There’s no use arguing the point either when you get in the same room with the skeleton. Though the puppet has been separated from its bottom half, which was filmed separately, the top part is massive and imposing. The arms, held aloft by metal wires and balanced out by counterweights, have an impressive wingspan of 22 feet. And the skull, with its jagged teeth, bright yellow eyes, and dozens of swords stuck in the top, stares down with a strange combination of menace and glee.
Perhaps the most daunting aspect of this puppet’s creation was how to make it appear to not be a puppet at all. Almost all the other creations dreamed up for Kubo are built around metal armatures that you never see because they are covered by clothes, fur or, in the case of Beetle, plates of armor. With this particular beast, there was no simple way to hide the skeleton within the skeleton.

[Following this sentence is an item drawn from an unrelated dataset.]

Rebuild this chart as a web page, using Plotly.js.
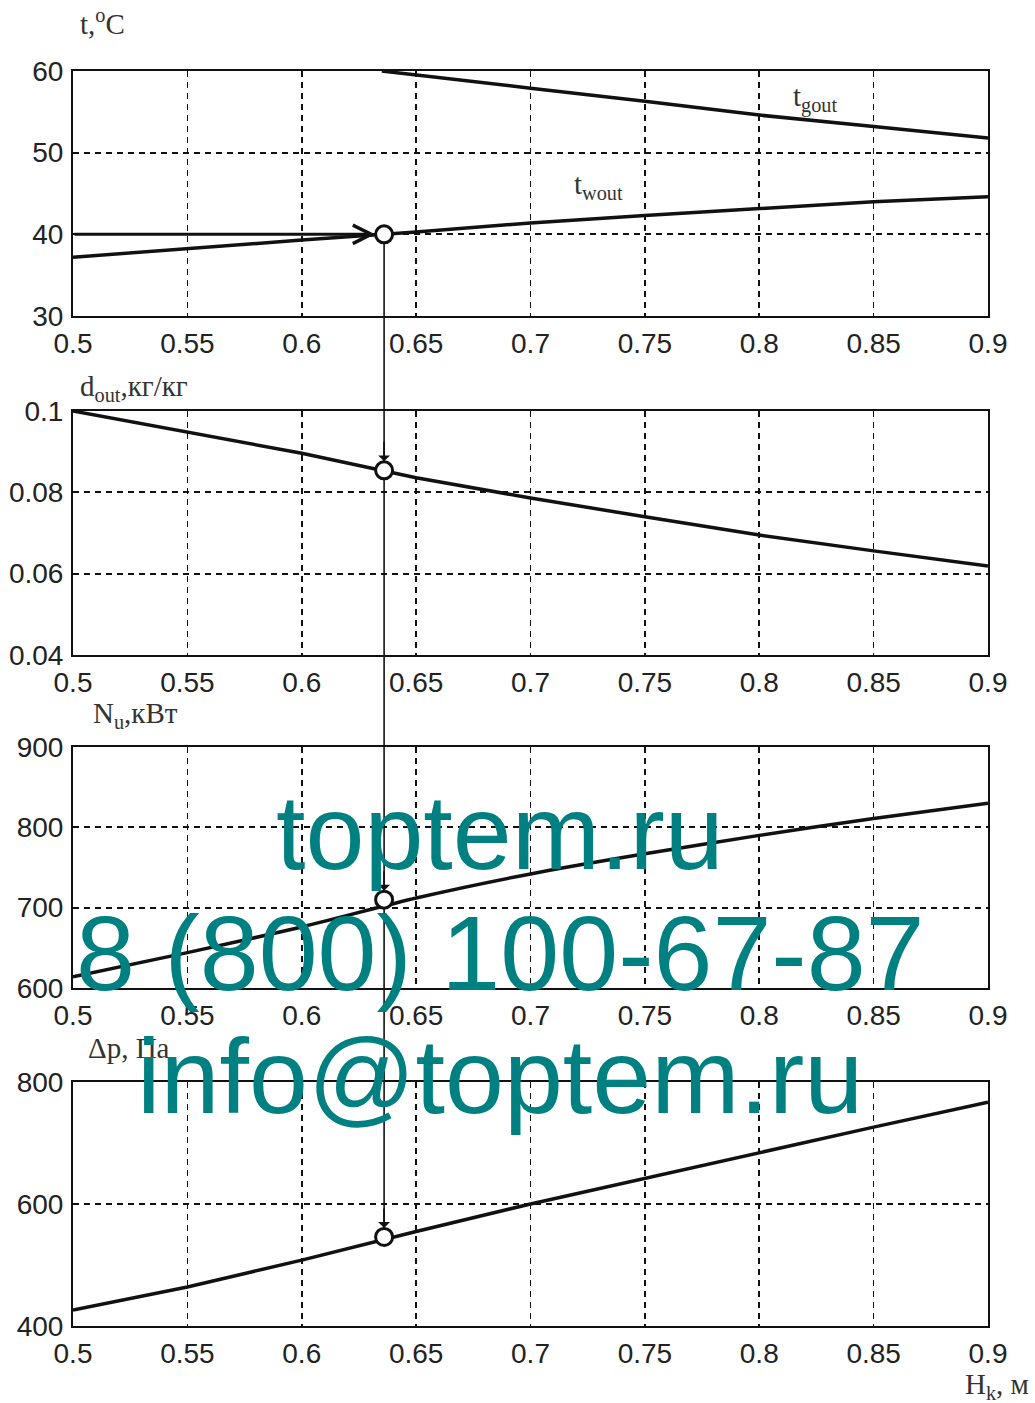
<!DOCTYPE html>
<html>
<head>
<meta charset="utf-8">
<script src="https://cdn.plot.ly/plotly-3.0.1.min.js"></script>
<style>html,body{margin:0;padding:0;background:#fff;}#chart{width:1035px;height:1403px;}</style>
</head>
<body>
<div id="chart"></div>
<script>
// ---- data ----
const H = [0.5, 0.55, 0.6, 0.65, 0.7, 0.75, 0.8, 0.85, 0.9];
const tgoutH = [0.635, 0.65, 0.7, 0.75, 0.8, 0.85, 0.9];
const tgout = [60.0, 59.5, 57.9, 56.3, 54.6, 53.2, 51.8];
const twout = [37.2, 38.3, 39.3, 40.3, 41.4, 42.3, 43.1, 44.0, 44.6];
const dout = [0.1000, 0.0949, 0.0896, 0.0836, 0.0786, 0.0740, 0.0695, 0.0656, 0.0619];
const Nu = [614, 644, 676, 712, 742, 767, 790, 811, 830];
const dp = [426, 464, 508, 555, 600, 642, 685, 726, 767];
// selected operating point
const Hsel = 0.636;
const tSel = 40, dSel = 0.0854, NSel = 710, pSel = 546;
// tick labels
const xTicks = [0.5, 0.55, 0.6, 0.65, 0.7, 0.75, 0.8, 0.85, 0.9];
const xTickText = ['0.5','0.55','0.6','0.65','0.7','0.75','0.8','0.85','0.9'];
const y1Ticks = [30, 40, 50, 60], y1Text = ['30','40','50','60'];
const y2Ticks = [0.04, 0.06, 0.08, 0.1], y2Text = ['0.04','0.06','0.08','0.1'];
const y3Ticks = [600, 700, 800, 900], y3Text = ['600','700','800','900'];
const y4Ticks = [400, 600, 800], y4Text = ['400','600','800'];
// texts
const yTitles = ['t,<sup>o</sup>C', 'd<sub>out</sub>,кг/кг', 'N<sub>u</sub>,кВт', 'Δp, Па'];
const xTitle = 'H<sub>k</sub>, м';
const curveLabels = ['t<sub>gout</sub>', 't<sub>wout</sub>'];
const watermark = ['toptem.ru', '8 (800) 100-67-87', 'info@toptem.ru'];

// ---- layout geometry ----
const W = 1035, HT = 1403;
const M = {l: 73, r: 47, t: 71, b: 77};
const plotH = HT - M.t - M.b;
function py(pix) { return (HT - M.b - pix) / plotH; } // pixel row -> paper
function px(pix) { return (pix - M.l) / (W - M.l - M.r); } // pixel column -> paper
const domains = [[py(316), 1.0], [py(655), py(411)], [py(988), py(747)], [0.0, py(1082)]];
const ranges = [[30, 60], [0.04, 0.1], [600, 900], [400, 800]];
function toPaper(i, v) {
  const d = domains[i], r = ranges[i];
  return d[0] + (v - r[0]) / (r[1] - r[0]) * (d[1] - d[0]);
}

const lineStyle = {color: '#111', width: 3.5};
const circleMarker = {symbol: 'circle', size: 17, color: '#fff', line: {color: '#111', width: 3}};

const traces = [
  {x: tgoutH, y: tgout, xaxis: 'x', yaxis: 'y', mode: 'lines', line: lineStyle},
  {x: H, y: twout, xaxis: 'x', yaxis: 'y', mode: 'lines', line: lineStyle},
  {x: H, y: dout, xaxis: 'x2', yaxis: 'y2', mode: 'lines', line: lineStyle},
  {x: H, y: Nu, xaxis: 'x3', yaxis: 'y3', mode: 'lines', line: {color: '#111', width: 3.5, shape: 'spline', smoothing: 0.6}},
  {x: H, y: dp, xaxis: 'x4', yaxis: 'y4', mode: 'lines', line: lineStyle},
  {x: [Hsel], y: [tSel], xaxis: 'x', yaxis: 'y', mode: 'markers', marker: circleMarker, cliponaxis: false},
  {x: [Hsel], y: [dSel], xaxis: 'x2', yaxis: 'y2', mode: 'markers', marker: circleMarker, cliponaxis: false},
  {x: [Hsel], y: [NSel], xaxis: 'x3', yaxis: 'y3', mode: 'markers', marker: circleMarker, cliponaxis: false},
  {x: [Hsel], y: [pSel], xaxis: 'x4', yaxis: 'y4', mode: 'markers', marker: circleMarker, cliponaxis: false}
];

const tickFont = {family: 'Liberation Sans, Arial, sans-serif', size: 28, color: '#222'};
function xAxis(anchor) {
  return {
    domain: [0, 1], range: [0.5, 0.9], anchor: anchor,
    tickmode: 'array', tickvals: xTicks, ticktext: xTickText,
    showgrid: true, gridcolor: '#111', gridwidth: 1.7, griddash: '6px,5px',
    showline: true, mirror: true, linecolor: '#111', linewidth: 2,
    zeroline: false, ticks: '', tickfont: tickFont, ticklabelstandoff: 1, fixedrange: true
  };
}
function yAxis(anchor, i, tv, tt) {
  return {
    domain: domains[i], range: ranges[i], anchor: anchor,
    tickmode: 'array', tickvals: tv, ticktext: tt,
    showgrid: true, gridcolor: '#111', gridwidth: 1.7, griddash: '6px,5px',
    showline: true, mirror: true, linecolor: '#111', linewidth: 2,
    zeroline: false, ticks: '', tickfont: tickFont, ticklabelstandoff: 2, fixedrange: true
  };
}

const serif = 'Liberation Serif, Times New Roman, serif';
const titleFont = {family: serif, size: 29, color: '#333'};
const annotations = [];
// axis titles
const titlePos = [[78, 22], [78, 388], [91, 715], [86, 1048]];
yTitles.forEach((t, i) => {
  annotations.push({text: t, xref: 'paper', yref: 'paper',
    x: px(titlePos[i][0]), y: py(titlePos[i][1]),
    xanchor: 'left', yanchor: 'middle', showarrow: false, font: titleFont});
});
annotations.push({text: xTitle, xref: 'paper', yref: 'paper',
  x: px(1031), y: py(1386), xanchor: 'right', yanchor: 'middle',
  showarrow: false, font: titleFont});
// curve labels
annotations.push({text: curveLabels[0], xref: 'paper', yref: 'paper', x: px(815), y: py(98),
  xanchor: 'center', yanchor: 'middle', showarrow: false, font: titleFont});
annotations.push({text: curveLabels[1], xref: 'paper', yref: 'paper', x: px(598), y: py(186),
  xanchor: 'center', yanchor: 'middle', showarrow: false, font: titleFont});
// horizontal arrow into the first circle
annotations.push({x: Hsel, y: tSel, xref: 'x', yref: 'y', axref: 'x', ayref: 'y',
  ax: 0.5, ay: tSel, showarrow: true, arrowhead: 5, arrowwidth: 3, arrowsize: 1.2,
  arrowcolor: '#111', standoff: 9, text: ''});
// small down arrows above circles 2-4
[['y2', dSel], ['y3', NSel], ['y4', pSel]].forEach(([ya, v], k) => {
  annotations.push({x: Hsel, y: v, xref: ['x2','x3','x4'][k], yref: ya,
    ax: 0, ay: -30, showarrow: true, arrowhead: 1, arrowwidth: 1.8, arrowsize: 1.1,
    arrowcolor: '#111', standoff: 9, text: ''});
});
// watermark
const wmY = [832, 953, 1076];
watermark.forEach((t, i) => {
  annotations.push({text: t, xref: 'paper', yref: 'paper',
    x: px(500), y: py(wmY[i]), xanchor: 'center', yanchor: 'middle',
    showarrow: false, font: {family: 'Liberation Sans, Arial, sans-serif', size: 106, color: '#008080'}});
});

const shapes = [
  {type: 'line', xref: 'x', yref: 'paper', x0: Hsel, x1: Hsel,
   y0: toPaper(0, tSel), y1: toPaper(3, pSel), line: {color: '#111', width: 1.6}, layer: 'below'}
];

const layout = {
  width: W, height: HT, margin: M, showlegend: false,
  paper_bgcolor: '#fff', plot_bgcolor: '#fff',
  font: {family: 'Liberation Sans, Arial, sans-serif', color: '#222'},
  xaxis: xAxis('y'), xaxis2: xAxis('y2'), xaxis3: xAxis('y3'), xaxis4: xAxis('y4'),
  yaxis: yAxis('x', 0, y1Ticks, y1Text), yaxis2: yAxis('x2', 1, y2Ticks, y2Text),
  yaxis3: yAxis('x3', 2, y3Ticks, y3Text), yaxis4: yAxis('x4', 3, y4Ticks, y4Text),
  annotations: annotations, shapes: shapes
};

Plotly.newPlot('chart', traces, layout, {staticPlot: true, displayModeBar: false});
</script>
</body>
</html>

Instead, the team behind its construction (Switaj, lead model maker Raul Martinez, and animation rigger Jerry Svoboda) had to build a bendable metal armature that they could fit inside the visible skeleton. And while the faces and appendages of the other puppets could be produced using 3D printers, that wasn’t an option for much of the giant skeleton due its sheer size. Instead, the crew had the pieces molded from lightweight foam that is most often used for architectural projects.
“I remember walking by the rigging shop,” recalls Switaj, “and seeing them pulling out these eight-foot-long bones and this skull the size of a beach ball.”
The other trick was how to make this beast moveable so that animator Charles Greenfield could bend him into place and then keep him perfectly still for each frame to be shot. For that, the team had to use a number of keen tricks and a bit of mechanical engineering.
To get the torso to move, they took a full month to build a hexapod motion base (much like the one that sits underneath virtual reality rides at amusement parks) that allowed Greenfield to make it pitch and roll. The arms, meanwhile, were moved by the marionette-like rigging, and kept locked into the shoulder by a cluster of high-powered magnets. They even had to use automobile brake pads to help lock the elbow joint in place. It says a lot about how much work went into the filming of this sequence that they went through three sets of the pads before shooting wrapped.
All told, from the initial design to the first day of filming, it took the team a full year to complete this creation. Once you see it in action, however, you’ll realize how worthwhile their efforts were. The giant "Hall of Bones Skeleton" moves, well, just like a skeleton should, with smooth, fluid sweeps of the arms and legs, easily plucking the characters up in his bony fingers. If you’re caught up in the action, it’s easy to worry for the safety of Kubo and his companions.
Not to say everything worked completely as planned. To realize the full range of motion that they needed for the skeleton, little bits of the bone structure had to be sawed off or removed for certain shots, and then replaced for others. As they were making their initial camera tests, they also realized that the weight of an extra puppet in one of the skeleton's hands made it difficult for the animator to move its wrist around.
“Rather than setting up extra rigging to attach to the arms and wrists to get that advantage,” Svoboda recalls, “we had to build a couple of different sets of mechanical joints, with one nested inside the other, to be able to give it that full range of motion.”
Therein lies the agony and ecstasy of making movies in the way that Laika does. It can take upwards of 12 months to piece together a huge skeleton puppet or a few weeks to figure out how to ensure that the costumes that each character is wearing move in a particular way. But everyone that is working on the solutions to these problems is ready to roll up their sleeves and find a way to make it work.
“That’s the beauty and the fear of it: having to figure it out,” says production manager Dan Pascall. “There are much easier ways to make films, but we enjoy the challenge of it. Something like the giant skeleton is a doozy but we had to look each other in the eye and decide to do it.”